My familiarity with the National Theatre production of London Road goes back to the buzz it caused when it opened five years ago, and I’ll admit, I didn’t quite understand how the production took shape before an audience the way it was described. Playwright (and screenwriter for this film adaptation) Alecky Blythe built her work entirely from interviews with residents of the town of Ipswich in Suffolk circa 2006, after a serial killer plagued their rural area, killing five prostitutes in a short span of time. The incident shook the dreary town to its core, but after the killer was caught, many of them (those who didn’t move away) were inspired to revitalize the town, even if the results felt somewhat artificial and forced. And did I mention this is a musical?
Blythe uses the residents’ own words (as well as those from police, newscasters and even the surviving sex workers) to build something resembling songs, but really she’s simply finding the rhythms of the language—complete with verbal deadwood, tics, bad grammar, pauses, all verbatim. Passages are repeated, sung at first by those who said it, then again by other characters, until a more melodic song emerges. None of the talented actors are particularly great singers, but that isn’t really the point. The idea is about repeating seemingly innocuous phrases and sentences until their true, darker meaning is revealed.
The first part of the story is about paranoia and living in a community where anyone around you could be the killer. The always great Olivia Colman stars as Julie, a nosy neighbor who turns into something of a town leader who refuses to let these crimes (or the prostitution that preceded them) destroy her block. One of the best sequences in the film involves a taxi ride in which a twitchy driver goes on and on giving his vague profile of who he thinks the serial killer really is to an older woman in the back, getting increasingly more nervous as he goes on about how his research into serial killers doesn’t make him one. Would it make you any more nervous to know that the driver is played by Tom Hardy with a cockney accent? He’s astonishing here, in what is essentially an extended cameo.

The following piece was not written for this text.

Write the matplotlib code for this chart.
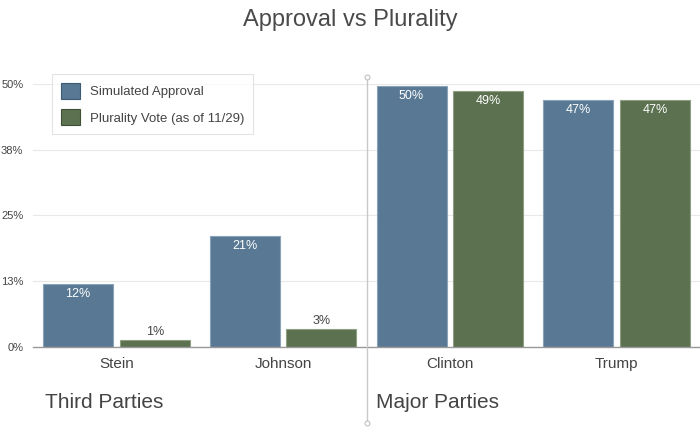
import matplotlib
matplotlib.use("Agg")
import matplotlib.pyplot as plt
from matplotlib.lines import Line2D
from matplotlib.patches import Patch
import numpy as np

categories = ["Stein", "Johnson", "Clinton", "Trump"]
approval = [12.0, 21.1, 49.6, 47.0]
plurality = [1.3, 3.4, 48.7, 47.0]
approval_labels = ["12%", "21%", "50%", "47%"]
plurality_labels = ["1%", "3%", "49%", "47%"]
yticks = [0, 12.5, 25, 37.5, 50]
ytick_labels = ["0%", "13%", "25%", "38%", "50%"]
series_names = ["Simulated Approval", "Plurality Vote (as of 11/29)"]
group_names = ["Third Parties", "Major Parties"]

BLUE = "#587893"
GREEN = "#5b7150"
TXT = "#444444"
FONT = "Liberation Sans"
plt.rcParams["font.family"] = [FONT, "DejaVu Sans"]

W, H = 700, 428
fig = plt.figure(figsize=(7, 4.28), dpi=100)
ax = fig.add_axes([33 / W, 1 - 347 / H, (700 - 33) / W, (347 - 84) / H])

x = np.arange(len(categories))
off, bw = 0.23, 0.42
ax.bar(x - off, approval, bw, color=BLUE, edgecolor="#8aa3b8", linewidth=0.8, zorder=3)
ax.bar(x + off, plurality, bw, color=GREEN, edgecolor="#8fa082", linewidth=0.8, zorder=3)

for xs, vals, labs in [(x - off, approval, approval_labels), (x + off, plurality, plurality_labels)]:
    for xi, v, lab in zip(xs, vals, labs):
        if v > 8:
            ax.annotate(lab, (xi, v), xytext=(0, -7), textcoords="offset points",
                        ha="center", va="center", color="white", fontsize=9, zorder=4)
        else:
            ax.annotate(lab, (xi, v), xytext=(0, 6), textcoords="offset points",
                        ha="center", va="center", color=TXT, fontsize=9, zorder=4)

ax.set_xlim(-0.5, 3.5)
ax.set_ylim(0, 50)
ax.set_yticks(yticks)
ax.set_yticklabels(ytick_labels)
ax.set_xticks(x)
ax.set_xticklabels(categories)
ax.tick_params(axis="y", length=0, pad=7, labelsize=8, labelcolor=TXT)
ax.tick_params(axis="x", length=0, pad=7, labelsize=11, labelcolor=TXT)
ax.grid(axis="y", color="#e8e8e8", linewidth=0.8, zorder=0)
for s in ["top", "right", "left"]:
    ax.spines[s].set_visible(False)
ax.spines["bottom"].set_color("#999999")
ax.spines["bottom"].set_linewidth(1)
ax.spines["bottom"].set_zorder(5)

# divider between groups
xd = (33 + 2 * 166.75) / W
fig.add_artist(Line2D([xd, xd], [1 - 77 / H, 1 - 423 / H], transform=fig.transFigure,
                      color="#c8c8c8", linewidth=1, zorder=1))
for yy in [77, 423]:
    fig.add_artist(Line2D([xd], [1 - yy / H], transform=fig.transFigure, marker="o",
                          markersize=3.5, markerfacecolor="white", markeredgecolor="#c0c0c0",
                          markeredgewidth=0.8, linestyle="none", zorder=2))

fig.text(45 / W, 1 - 402 / H, group_names[0], fontsize=15, color=TXT, va="center", ha="left")
fig.text(376 / W, 1 - 402 / H, group_names[1], fontsize=15, color=TXT, va="center", ha="left")

fig.text(0.5, 1 - 20 / H, "Approval vs Plurality", fontsize=17, color="#4a4a4a",
         ha="center", va="center")

handles = [Patch(facecolor=BLUE, edgecolor="#3d5a73", linewidth=0.8),
           Patch(facecolor=GREEN, edgecolor="#3f5135", linewidth=0.8)]
leg = fig.legend(handles, series_names, loc="upper left",
                 bbox_to_anchor=(52 / W, 1 - 74 / H), borderaxespad=0, frameon=True,
                 fancybox=False, fontsize=9.5, handlelength=1.5, handleheight=1.5,
                 handletextpad=0.75, labelspacing=0.8, borderpad=0.65, labelcolor=TXT)
leg.get_frame().set_edgecolor("#dddddd")
leg.get_frame().set_linewidth(0.8)
leg.set_zorder(10)

fig.savefig("out.png", dpi=100)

Director Rufus Norris (who also directed the stage version) doesn’t intend to mask the theatrical origins of London Road. Quite the contrary, he embraces the contrast between people singing and seeing them go through their daily routines as if nothing unusual is going on. The resulting impact begins as darkly funny moves into deeply upsetting and settles nicely on being quite touching as the townspeople attempt to pull their lives together again. As if to emphasize that this story is about the town and not about a murderer, we never even lay eyes on the killer, who lived right in the midst of many of the characters to whom we’re introduced, and that’s a major factor in the success of the movie. For those looking for something they’ve likely never seen before on screen, London Road is quite singular, deftly executed, and delicately performed. The film opens today for a weeklong run at Facets Cinémathèque.